▶ **Goal**: Quote all lines below exactly. Images stay out.

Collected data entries
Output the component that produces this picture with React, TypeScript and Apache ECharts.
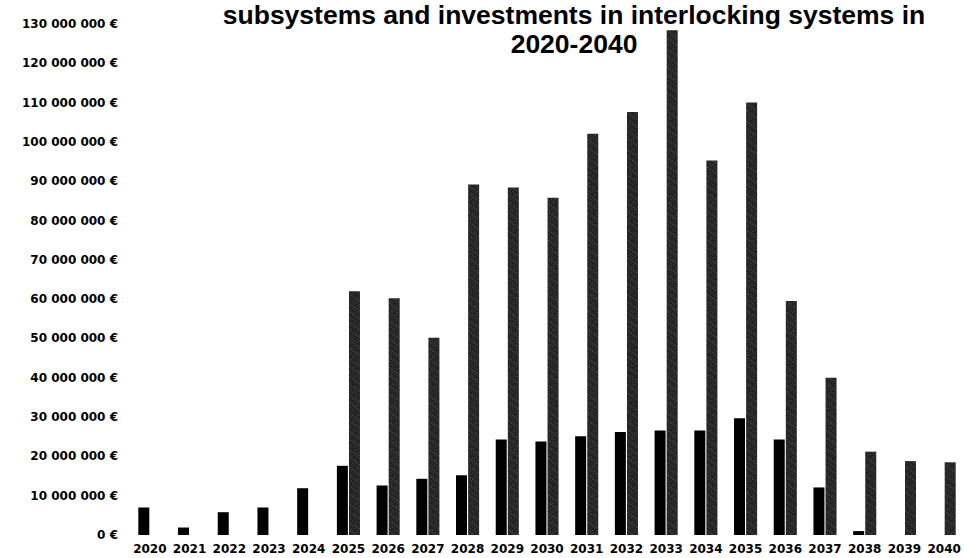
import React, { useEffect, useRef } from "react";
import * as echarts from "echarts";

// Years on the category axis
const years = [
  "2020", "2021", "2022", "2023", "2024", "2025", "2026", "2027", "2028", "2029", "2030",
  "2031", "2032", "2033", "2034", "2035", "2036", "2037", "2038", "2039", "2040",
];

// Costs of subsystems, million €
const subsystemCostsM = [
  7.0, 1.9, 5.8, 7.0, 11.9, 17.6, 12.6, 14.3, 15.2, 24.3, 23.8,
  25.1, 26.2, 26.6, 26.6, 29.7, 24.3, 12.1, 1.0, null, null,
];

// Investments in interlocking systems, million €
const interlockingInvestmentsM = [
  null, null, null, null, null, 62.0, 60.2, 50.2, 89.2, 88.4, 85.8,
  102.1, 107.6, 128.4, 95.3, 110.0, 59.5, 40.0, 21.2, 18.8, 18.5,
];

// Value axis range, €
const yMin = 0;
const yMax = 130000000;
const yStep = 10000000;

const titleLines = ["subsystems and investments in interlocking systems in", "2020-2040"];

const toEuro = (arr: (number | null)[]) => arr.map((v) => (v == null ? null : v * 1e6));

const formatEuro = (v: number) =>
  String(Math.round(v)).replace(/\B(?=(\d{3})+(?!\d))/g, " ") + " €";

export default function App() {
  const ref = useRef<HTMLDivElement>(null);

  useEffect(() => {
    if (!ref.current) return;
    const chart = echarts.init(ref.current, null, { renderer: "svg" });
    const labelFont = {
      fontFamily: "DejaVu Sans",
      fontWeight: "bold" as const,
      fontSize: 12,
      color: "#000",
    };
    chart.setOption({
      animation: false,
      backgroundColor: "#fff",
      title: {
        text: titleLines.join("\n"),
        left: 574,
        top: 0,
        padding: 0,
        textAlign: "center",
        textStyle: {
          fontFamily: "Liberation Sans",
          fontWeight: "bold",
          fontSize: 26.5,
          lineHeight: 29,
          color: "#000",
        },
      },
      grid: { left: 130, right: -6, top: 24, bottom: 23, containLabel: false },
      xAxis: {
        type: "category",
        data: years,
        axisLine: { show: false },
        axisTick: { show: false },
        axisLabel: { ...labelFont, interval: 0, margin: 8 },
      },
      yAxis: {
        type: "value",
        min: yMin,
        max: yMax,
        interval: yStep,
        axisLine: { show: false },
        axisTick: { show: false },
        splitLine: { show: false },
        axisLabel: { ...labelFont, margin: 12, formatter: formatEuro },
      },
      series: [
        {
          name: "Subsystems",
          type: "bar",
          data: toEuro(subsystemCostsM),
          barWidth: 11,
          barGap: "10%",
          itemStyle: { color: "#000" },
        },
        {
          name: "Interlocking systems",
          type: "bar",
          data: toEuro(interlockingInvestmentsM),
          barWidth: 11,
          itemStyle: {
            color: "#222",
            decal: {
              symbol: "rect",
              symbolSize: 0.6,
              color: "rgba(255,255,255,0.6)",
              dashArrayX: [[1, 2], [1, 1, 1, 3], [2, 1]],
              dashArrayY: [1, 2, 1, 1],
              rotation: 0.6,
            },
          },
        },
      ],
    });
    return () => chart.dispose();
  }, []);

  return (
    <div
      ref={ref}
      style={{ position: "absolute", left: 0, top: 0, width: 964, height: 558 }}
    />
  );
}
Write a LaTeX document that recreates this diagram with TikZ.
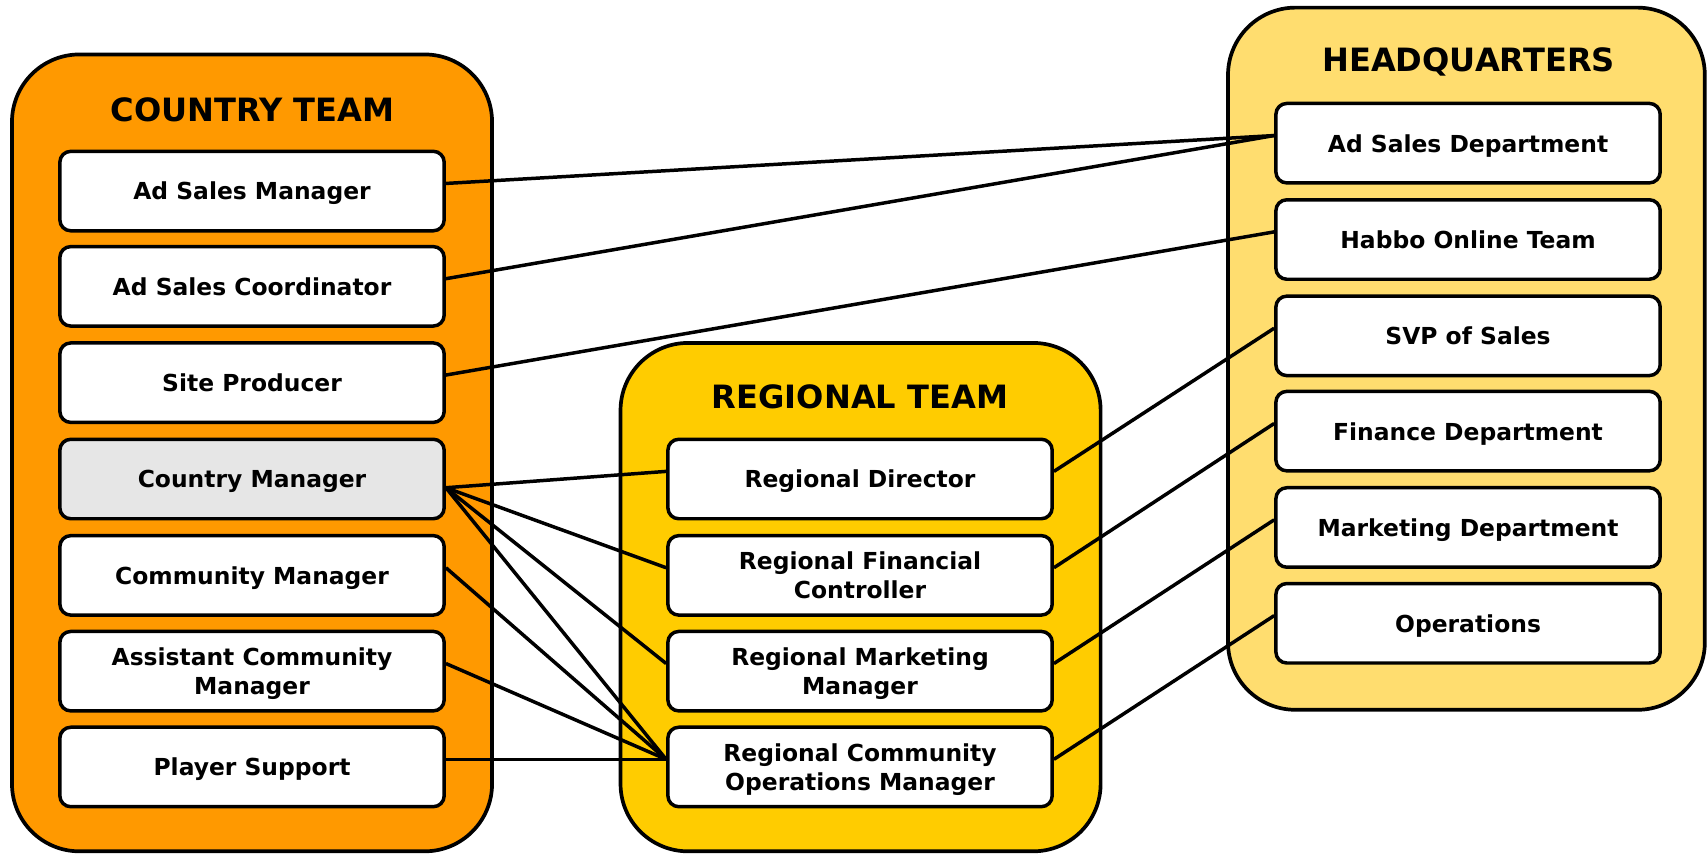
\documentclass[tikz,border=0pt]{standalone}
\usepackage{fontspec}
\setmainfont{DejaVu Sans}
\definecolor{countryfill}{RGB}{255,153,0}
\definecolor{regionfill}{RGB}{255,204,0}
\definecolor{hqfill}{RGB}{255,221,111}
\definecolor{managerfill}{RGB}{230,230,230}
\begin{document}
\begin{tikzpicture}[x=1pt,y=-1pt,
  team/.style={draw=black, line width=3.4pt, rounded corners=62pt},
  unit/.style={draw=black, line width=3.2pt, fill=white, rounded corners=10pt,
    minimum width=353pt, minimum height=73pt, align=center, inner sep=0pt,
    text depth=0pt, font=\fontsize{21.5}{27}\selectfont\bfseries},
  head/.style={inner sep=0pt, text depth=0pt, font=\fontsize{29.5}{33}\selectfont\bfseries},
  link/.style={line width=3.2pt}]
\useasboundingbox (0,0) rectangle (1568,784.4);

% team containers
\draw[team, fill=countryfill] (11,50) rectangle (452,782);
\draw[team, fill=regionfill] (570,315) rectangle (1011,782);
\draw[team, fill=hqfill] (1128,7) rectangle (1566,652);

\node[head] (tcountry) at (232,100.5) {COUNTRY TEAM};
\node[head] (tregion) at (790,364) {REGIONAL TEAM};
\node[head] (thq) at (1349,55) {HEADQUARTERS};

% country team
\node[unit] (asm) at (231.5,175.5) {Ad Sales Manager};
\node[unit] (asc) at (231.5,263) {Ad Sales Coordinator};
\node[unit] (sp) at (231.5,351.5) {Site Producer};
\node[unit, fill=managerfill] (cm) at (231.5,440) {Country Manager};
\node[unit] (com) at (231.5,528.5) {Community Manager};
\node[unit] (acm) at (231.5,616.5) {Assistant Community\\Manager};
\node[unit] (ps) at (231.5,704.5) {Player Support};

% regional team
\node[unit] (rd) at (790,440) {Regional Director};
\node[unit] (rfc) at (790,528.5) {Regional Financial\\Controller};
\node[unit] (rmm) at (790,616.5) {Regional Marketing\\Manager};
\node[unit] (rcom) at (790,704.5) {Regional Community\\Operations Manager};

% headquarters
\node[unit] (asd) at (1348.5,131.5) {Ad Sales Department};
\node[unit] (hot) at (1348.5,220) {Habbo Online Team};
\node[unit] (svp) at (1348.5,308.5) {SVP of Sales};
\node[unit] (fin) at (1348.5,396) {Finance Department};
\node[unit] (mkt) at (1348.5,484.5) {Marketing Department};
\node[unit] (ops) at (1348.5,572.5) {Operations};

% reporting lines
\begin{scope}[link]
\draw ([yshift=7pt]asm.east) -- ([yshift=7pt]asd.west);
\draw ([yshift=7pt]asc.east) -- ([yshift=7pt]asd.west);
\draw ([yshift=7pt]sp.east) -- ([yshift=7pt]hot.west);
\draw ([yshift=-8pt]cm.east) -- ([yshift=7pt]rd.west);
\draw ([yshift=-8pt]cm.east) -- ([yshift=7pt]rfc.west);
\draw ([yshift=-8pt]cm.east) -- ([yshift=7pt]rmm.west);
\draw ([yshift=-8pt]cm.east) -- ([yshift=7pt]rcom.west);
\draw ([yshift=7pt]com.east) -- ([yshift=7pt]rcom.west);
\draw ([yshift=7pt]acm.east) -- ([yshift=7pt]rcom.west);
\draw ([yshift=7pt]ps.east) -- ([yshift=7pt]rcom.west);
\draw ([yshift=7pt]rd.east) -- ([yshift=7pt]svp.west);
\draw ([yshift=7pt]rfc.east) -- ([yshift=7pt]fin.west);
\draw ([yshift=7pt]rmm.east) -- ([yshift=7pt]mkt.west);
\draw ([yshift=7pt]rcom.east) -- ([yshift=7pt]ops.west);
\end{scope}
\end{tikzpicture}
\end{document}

▶ **Exercise result**:
Output the component that produces this picture with React, TypeScript and Apache ECharts.
import React, { useEffect, useRef } from "react";
import * as echarts from "echarts";

// Years on the category axis
const years = [
  "2020", "2021", "2022", "2023", "2024", "2025", "2026", "2027", "2028", "2029", "2030",
  "2031", "2032", "2033", "2034", "2035", "2036", "2037", "2038", "2039", "2040",
];

// Costs of subsystems, million €
const subsystemCostsM = [
  7.0, 1.9, 5.8, 7.0, 11.9, 17.6, 12.6, 14.3, 15.2, 24.3, 23.8,
  25.1, 26.2, 26.6, 26.6, 29.7, 24.3, 12.1, 1.0, null, null,
];

// Investments in interlocking systems, million €
const interlockingInvestmentsM = [
  null, null, null, null, null, 62.0, 60.2, 50.2, 89.2, 88.4, 85.8,
  102.1, 107.6, 128.4, 95.3, 110.0, 59.5, 40.0, 21.2, 18.8, 18.5,
];

// Value axis range, €
const yMin = 0;
const yMax = 130000000;
const yStep = 10000000;

const titleLines = ["subsystems and investments in interlocking systems in", "2020-2040"];

const toEuro = (arr: (number | null)[]) => arr.map((v) => (v == null ? null : v * 1e6));

const formatEuro = (v: number) =>
  String(Math.round(v)).replace(/\B(?=(\d{3})+(?!\d))/g, " ") + " €";

export default function App() {
  const ref = useRef<HTMLDivElement>(null);

  useEffect(() => {
    if (!ref.current) return;
    const chart = echarts.init(ref.current, null, { renderer: "svg" });
    const labelFont = {
      fontFamily: "DejaVu Sans",
      fontWeight: "bold" as const,
      fontSize: 12,
      color: "#000",
    };
    chart.setOption({
      animation: false,
      backgroundColor: "#fff",
      title: {
        text: titleLines.join("\n"),
        left: 574,
        top: 0,
        padding: 0,
        textAlign: "center",
        textStyle: {
          fontFamily: "Liberation Sans",
          fontWeight: "bold",
          fontSize: 26.5,
          lineHeight: 29,
          color: "#000",
        },
      },
      grid: { left: 130, right: -6, top: 24, bottom: 23, containLabel: false },
      xAxis: {
        type: "category",
        data: years,
        axisLine: { show: false },
        axisTick: { show: false },
        axisLabel: { ...labelFont, interval: 0, margin: 8 },
      },
      yAxis: {
        type: "value",
        min: yMin,
        max: yMax,
        interval: yStep,
        axisLine: { show: false },
        axisTick: { show: false },
        splitLine: { show: false },
        axisLabel: { ...labelFont, margin: 12, formatter: formatEuro },
      },
      series: [
        {
          name: "Subsystems",
          type: "bar",
          data: toEuro(subsystemCostsM),
          barWidth: 11,
          barGap: "10%",
          itemStyle: { color: "#000" },
        },
        {
          name: "Interlocking systems",
          type: "bar",
          data: toEuro(interlockingInvestmentsM),
          barWidth: 11,
          itemStyle: {
            color: "#222",
            decal: {
              symbol: "rect",
              symbolSize: 0.6,
              color: "rgba(255,255,255,0.6)",
              dashArrayX: [[1, 2], [1, 1, 1, 3], [2, 1]],
              dashArrayY: [1, 2, 1, 1],
              rotation: 0.6,
            },
          },
        },
      ],
    });
    return () => chart.dispose();
  }, []);

  return (
    <div
      ref={ref}
      style={{ position: "absolute", left: 0, top: 0, width: 964, height: 558 }}
    />
  );
}
Write a LaTeX document that recreates this diagram with TikZ.
\documentclass[tikz,border=0pt]{standalone}
\usepackage{fontspec}
\setmainfont{DejaVu Sans}
\definecolor{countryfill}{RGB}{255,153,0}
\definecolor{regionfill}{RGB}{255,204,0}
\definecolor{hqfill}{RGB}{255,221,111}
\definecolor{managerfill}{RGB}{230,230,230}
\begin{document}
\begin{tikzpicture}[x=1pt,y=-1pt,
  team/.style={draw=black, line width=3.4pt, rounded corners=62pt},
  unit/.style={draw=black, line width=3.2pt, fill=white, rounded corners=10pt,
    minimum width=353pt, minimum height=73pt, align=center, inner sep=0pt,
    text depth=0pt, font=\fontsize{21.5}{27}\selectfont\bfseries},
  head/.style={inner sep=0pt, text depth=0pt, font=\fontsize{29.5}{33}\selectfont\bfseries},
  link/.style={line width=3.2pt}]
\useasboundingbox (0,0) rectangle (1568,784.4);

% team containers
\draw[team, fill=countryfill] (11,50) rectangle (452,782);
\draw[team, fill=regionfill] (570,315) rectangle (1011,782);
\draw[team, fill=hqfill] (1128,7) rectangle (1566,652);

\node[head] (tcountry) at (232,100.5) {COUNTRY TEAM};
\node[head] (tregion) at (790,364) {REGIONAL TEAM};
\node[head] (thq) at (1349,55) {HEADQUARTERS};

% country team
\node[unit] (asm) at (231.5,175.5) {Ad Sales Manager};
\node[unit] (asc) at (231.5,263) {Ad Sales Coordinator};
\node[unit] (sp) at (231.5,351.5) {Site Producer};
\node[unit, fill=managerfill] (cm) at (231.5,440) {Country Manager};
\node[unit] (com) at (231.5,528.5) {Community Manager};
\node[unit] (acm) at (231.5,616.5) {Assistant Community\\Manager};
\node[unit] (ps) at (231.5,704.5) {Player Support};

% regional team
\node[unit] (rd) at (790,440) {Regional Director};
\node[unit] (rfc) at (790,528.5) {Regional Financial\\Controller};
\node[unit] (rmm) at (790,616.5) {Regional Marketing\\Manager};
\node[unit] (rcom) at (790,704.5) {Regional Community\\Operations Manager};

% headquarters
\node[unit] (asd) at (1348.5,131.5) {Ad Sales Department};
\node[unit] (hot) at (1348.5,220) {Habbo Online Team};
\node[unit] (svp) at (1348.5,308.5) {SVP of Sales};
\node[unit] (fin) at (1348.5,396) {Finance Department};
\node[unit] (mkt) at (1348.5,484.5) {Marketing Department};
\node[unit] (ops) at (1348.5,572.5) {Operations};

% reporting lines
\begin{scope}[link]
\draw ([yshift=7pt]asm.east) -- ([yshift=7pt]asd.west);
\draw ([yshift=7pt]asc.east) -- ([yshift=7pt]asd.west);
\draw ([yshift=7pt]sp.east) -- ([yshift=7pt]hot.west);
\draw ([yshift=-8pt]cm.east) -- ([yshift=7pt]rd.west);
\draw ([yshift=-8pt]cm.east) -- ([yshift=7pt]rfc.west);
\draw ([yshift=-8pt]cm.east) -- ([yshift=7pt]rmm.west);
\draw ([yshift=-8pt]cm.east) -- ([yshift=7pt]rcom.west);
\draw ([yshift=7pt]com.east) -- ([yshift=7pt]rcom.west);
\draw ([yshift=7pt]acm.east) -- ([yshift=7pt]rcom.west);
\draw ([yshift=7pt]ps.east) -- ([yshift=7pt]rcom.west);
\draw ([yshift=7pt]rd.east) -- ([yshift=7pt]svp.west);
\draw ([yshift=7pt]rfc.east) -- ([yshift=7pt]fin.west);
\draw ([yshift=7pt]rmm.east) -- ([yshift=7pt]mkt.west);
\draw ([yshift=7pt]rcom.east) -- ([yshift=7pt]ops.west);
\end{scope}
\end{tikzpicture}
\end{document}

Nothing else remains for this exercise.